I am currently looking a CART trees in relation to variable importance
In the documentation for caret there is a function called varimp
Depending on the model it differs on how it calculates the variable importance
It also says for rpart that This method does not currently provide class--specific measures of importance when the response is a factor
When I create a rpart below I am able to use varimp. Can anyone tell me how this is calculated. Is it based on the drop in Gini Index when the variable is permutated or dropped?
Thanks for your time
library(rpart)
library(caret)
#> Warning: package 'caret' was built under R version 3.5.1
#> Loading required package: lattice
#> Loading required package: ggplot2
#> Warning: package 'ggplot2' was built under R version 3.5.1
library(tidyverse)
#> Warning: package 'tidyverse' was built under R version 3.5.1
#> Warning: package 'dplyr' was built under R version 3.5.1
# Get the Data
data(GermanCredit)
rf_mod <- rpart(Class~.,data = GermanCredit)
caret::varImp(rf_mod) %>%
rownames_to_column() %>%
arrange(desc(Overall)) %>%
slice(1:10)
#> rowname Overall
#> 1 Amount 57.82419
#> 2 Duration 47.32593
#> 3 CheckingAccountStatus.none 43.66521
#> 4 CheckingAccountStatus.lt.0 37.87057
#> 5 CreditHistory.Critical 24.11095
#> 6 Purpose.NewCar 20.31030
#> 7 Purpose.UsedCar 18.56253
#> 8 CheckingAccountStatus.gt.200 17.39552
#> 9 OtherDebtorsGuarantors.Guarantor 11.40171
#> 10 Property.Unknown 11.25420
Recursive Partitioning : The reduction in the loss function (e.g. mean squared error) attributed to each variable at each split is tabulated and the sum is returned. Also, since there may be candidate variables that are important but are not used in a split, the top competing variables are also tabulated at each split. This can be turned off using the maxcompete argument in rpart.control . This method does not currently provide class–specific measures of importance when the response is a factor.

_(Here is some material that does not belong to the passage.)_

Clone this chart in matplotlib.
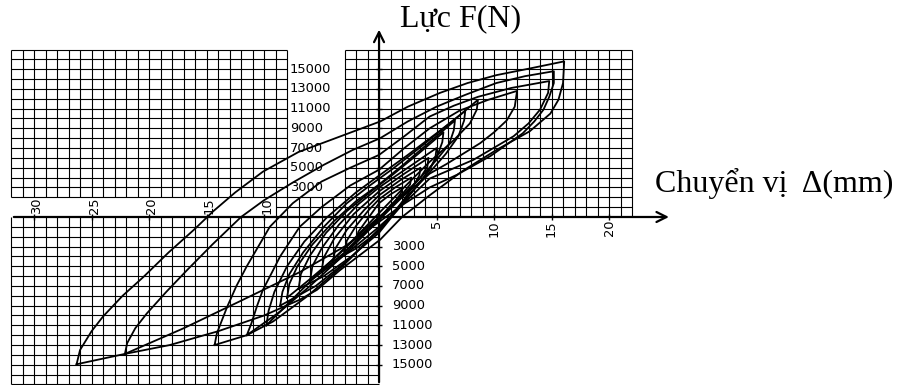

Classic CART trees do not use the random forest permutation methods for measuring importance (since there are no out-of-bag samples).
Thank you for the quick reply, If i understand this correctly, the varimp is using the same attributes picked by the tree that result in the most gain? Is this the improve metric from your two_split$splits call?
What is the improve metric for classification. I had a look at the code but to be honest its a bit over my head but maybe from stepping through it, is the loss function the same one used when I build the tree for example information loss?